Но в общем и целом искусствовед Князева права: без влияния старых западных и даже старых русских мастеров (таких, как Левицкий, Венецианов, Рокотов) работ новой петербургско-нескучанской
звезды Зинаиды Серебряковой было не понять.В ее пейзажах, отобранных взыскательным жюри уже для той первой, знаменитой выставки, чувствовались и другие влияния, которых не отметил знаменитый ее дядя-искусствовед: скажем, влияние французских импрессионистов и постимпрессионистов. Слава Богу, что хоть не Сезанна, которого дядя Шура не терпел и которым в его «Мире искусства» пренебрегали.
Пейзажные эскизы удавались молодой Зинаиде еще и во времена ее поездки с маменькой в Швейцарию. В упомянутой выше московской дневниковой записи Остроумовой-Лебедевой о визите к Зининому брату есть и несколько слов «о пейзаже»:
«…у Николая Евгеньевича Лансере видела пейзаж Серебряковой, должно быть, Швейцарские горы — очень хорош. Крепок, хорошо нарисован и благородных красок…»
Господи, да когда ж это было — Швейцария, Давос? В 1907 году. Повезла мама Екатерина Николаевна в швейцарские горы лечить свою бесценную Зиночку, там Зина и написала пейзаж, который попался на глаза ее подруге в Москве, уже подневольной, невыездной (хотя брат Коленька еще был на свободе, еще не уморили).
Позднее, в 1914 году, Зина снова снова была в Швейцарии, снова писала горы — и была от них в полном восторге.
И вот 1932, квартира Николая в Москве, пейзаж на стене, а ни Зины, ни дяди Шуры уже нет в России, и на границе — стена… Любопытно, что в том же 1932 дядя Шура написал в парижской газете «Последние новости» о Зинаидиных европейских пейзажах (в связи с выставкой ее пленительных марокканских этюдов):
«…все же экзотике Серебряковой я предпочитаю ее Европу: впрочем, я вообще предпочитаю милую, родную Европу всему чужому. Как чудесно умеет передавать это европейское художница и тогда, когда она нас приводит в чудесный флорентийский сад, и тогда, когда мы с ней оказываемся на уютной площади провинциального Ассизи, и тогда, когда она нас знакомит с теми итальянскими доннами, прабабушками коих позировали Рафаэлю и Филиппо Липпи…»
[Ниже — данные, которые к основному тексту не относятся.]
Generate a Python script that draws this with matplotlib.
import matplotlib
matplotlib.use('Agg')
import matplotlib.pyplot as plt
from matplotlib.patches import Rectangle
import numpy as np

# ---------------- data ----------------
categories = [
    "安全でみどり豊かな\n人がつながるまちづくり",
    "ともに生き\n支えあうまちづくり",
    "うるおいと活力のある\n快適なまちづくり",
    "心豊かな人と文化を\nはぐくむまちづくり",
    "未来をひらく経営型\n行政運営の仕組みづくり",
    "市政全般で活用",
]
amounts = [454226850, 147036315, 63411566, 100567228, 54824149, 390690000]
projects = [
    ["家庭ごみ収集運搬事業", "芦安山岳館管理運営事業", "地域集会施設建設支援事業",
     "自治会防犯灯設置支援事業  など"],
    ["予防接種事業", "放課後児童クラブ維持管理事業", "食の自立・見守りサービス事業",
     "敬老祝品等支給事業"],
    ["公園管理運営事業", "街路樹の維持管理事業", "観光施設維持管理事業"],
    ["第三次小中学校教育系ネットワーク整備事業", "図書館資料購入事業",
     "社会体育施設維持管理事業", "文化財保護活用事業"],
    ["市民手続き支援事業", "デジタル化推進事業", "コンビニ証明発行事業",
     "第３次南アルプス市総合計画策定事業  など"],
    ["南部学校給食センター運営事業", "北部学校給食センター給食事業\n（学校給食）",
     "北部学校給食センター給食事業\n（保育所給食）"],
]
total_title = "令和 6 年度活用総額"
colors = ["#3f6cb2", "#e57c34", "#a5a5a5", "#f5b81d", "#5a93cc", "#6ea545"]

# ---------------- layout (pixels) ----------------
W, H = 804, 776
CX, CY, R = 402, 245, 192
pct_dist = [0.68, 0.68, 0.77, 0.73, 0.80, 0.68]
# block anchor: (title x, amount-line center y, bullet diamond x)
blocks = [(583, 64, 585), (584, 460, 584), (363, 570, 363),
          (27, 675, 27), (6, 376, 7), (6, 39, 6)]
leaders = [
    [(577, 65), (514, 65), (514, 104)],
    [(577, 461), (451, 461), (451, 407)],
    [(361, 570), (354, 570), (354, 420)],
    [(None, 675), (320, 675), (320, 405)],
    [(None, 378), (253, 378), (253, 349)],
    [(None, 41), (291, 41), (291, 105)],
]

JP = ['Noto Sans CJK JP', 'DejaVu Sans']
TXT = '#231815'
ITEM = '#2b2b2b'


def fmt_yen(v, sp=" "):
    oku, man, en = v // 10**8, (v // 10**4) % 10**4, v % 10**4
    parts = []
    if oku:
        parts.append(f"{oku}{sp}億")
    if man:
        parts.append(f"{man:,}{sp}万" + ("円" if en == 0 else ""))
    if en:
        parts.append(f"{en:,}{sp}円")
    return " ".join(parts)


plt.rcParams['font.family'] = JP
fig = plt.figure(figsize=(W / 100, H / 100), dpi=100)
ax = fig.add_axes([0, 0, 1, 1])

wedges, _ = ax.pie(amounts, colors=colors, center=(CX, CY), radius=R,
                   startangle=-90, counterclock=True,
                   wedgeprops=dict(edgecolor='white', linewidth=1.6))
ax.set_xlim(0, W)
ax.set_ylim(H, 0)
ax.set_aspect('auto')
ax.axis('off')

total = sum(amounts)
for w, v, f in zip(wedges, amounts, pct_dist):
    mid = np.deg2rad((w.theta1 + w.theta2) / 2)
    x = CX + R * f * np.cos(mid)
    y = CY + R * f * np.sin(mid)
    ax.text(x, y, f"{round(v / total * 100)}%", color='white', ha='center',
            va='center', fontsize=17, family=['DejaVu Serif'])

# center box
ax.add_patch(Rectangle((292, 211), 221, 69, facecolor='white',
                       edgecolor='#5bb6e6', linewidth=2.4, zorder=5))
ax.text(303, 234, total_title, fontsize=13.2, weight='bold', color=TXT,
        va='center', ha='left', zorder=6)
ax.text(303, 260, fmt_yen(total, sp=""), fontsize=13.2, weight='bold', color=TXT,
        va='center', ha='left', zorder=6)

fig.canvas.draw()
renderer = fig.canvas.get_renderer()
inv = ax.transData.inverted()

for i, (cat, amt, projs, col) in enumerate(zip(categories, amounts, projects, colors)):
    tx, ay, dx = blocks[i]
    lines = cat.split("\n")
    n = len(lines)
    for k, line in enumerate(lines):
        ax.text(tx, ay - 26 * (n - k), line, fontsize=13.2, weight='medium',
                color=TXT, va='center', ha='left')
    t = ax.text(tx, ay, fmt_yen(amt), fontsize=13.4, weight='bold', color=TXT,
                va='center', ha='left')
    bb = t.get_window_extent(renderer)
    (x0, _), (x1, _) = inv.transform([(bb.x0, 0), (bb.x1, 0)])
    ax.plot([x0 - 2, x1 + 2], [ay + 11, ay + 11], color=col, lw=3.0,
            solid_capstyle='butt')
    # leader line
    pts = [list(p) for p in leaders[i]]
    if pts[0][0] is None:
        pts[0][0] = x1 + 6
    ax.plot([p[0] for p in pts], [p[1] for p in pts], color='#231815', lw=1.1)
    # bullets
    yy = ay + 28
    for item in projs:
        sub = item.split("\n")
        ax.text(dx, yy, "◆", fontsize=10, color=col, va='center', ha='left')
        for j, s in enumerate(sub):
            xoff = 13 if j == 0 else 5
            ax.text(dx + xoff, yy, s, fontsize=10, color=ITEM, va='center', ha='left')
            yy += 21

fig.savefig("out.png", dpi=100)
Мирный 1932 парижский год… Что было после 1932 в России и в Европе, мы к этому еще подойдем, а пока вернемся в российский 1906, когда уже не одни цветочки разглядеть можно было в России, но и ягодки испробовать на вкус. В декабре 1906 года сын нескучанского управляющего А. О. Жеглов рассказывал в письме молодому барину, Зининому брату Николаю Евгеньевичу о мирной сельской жизни:
«…Были возле нас беспорядки, но теперь тихо стало, а то и крестьяне было забушевали наши, но теперь усмирились. Были драгуны у нас, они только объезжают село и предупреждают, чтобы не делали никаких беспорядков. Было одно время беспокойное, были все начеку. Ожидали погромов. В Волчанском уезде разбито 28 экономий в каких-либо 4 дня, недалеко, верст 15 от нас. В Веселом стоят солдаты 38 душ для охранении экономии…»
Впрочем, пока стояло еще целым Нескучное, где зимним утром 1909 сумела молодая барыня подарить миру эту «улыбку во весь рот» на полотне. Успех картины «За туалетом» многое переменил в Зининой судьбе. Он ввел Зиночку в круг настоящих, профессиональных художников, с которых не только берут деньги за то, чтобы показать их творения публике, но и самим платят деньги за проданные картины.
Покупатели стали появляться и у Зины. Уже и в 1910 году (до выставки) знаменитый мирискуссник Константин Сомов нашел Зине покупателя, о чем можно узнать из письма Жени Лансере к Сомову:
«Дорогой Костя, спасибо за письмо и приятное известие для сестры — это ее очень подбодрит, так как до сих пор похвалы ограничивались кругом домашних. Конечно, она согласна продать, но сказать цену трудно: Шура советует рублей 150, а она сама… 50 р. Но у нее будет на выставке вещь несравненно значительнее — полукартина, полуавтопортрет, маслом, почти в натуру: дама deshabill'ee расчесывает себе волосы… Все очень точно, все точная копия натуры, вместе с тем Шура находит, что в ней есть “стиль”… Шура советует назначить за нее 500 р.».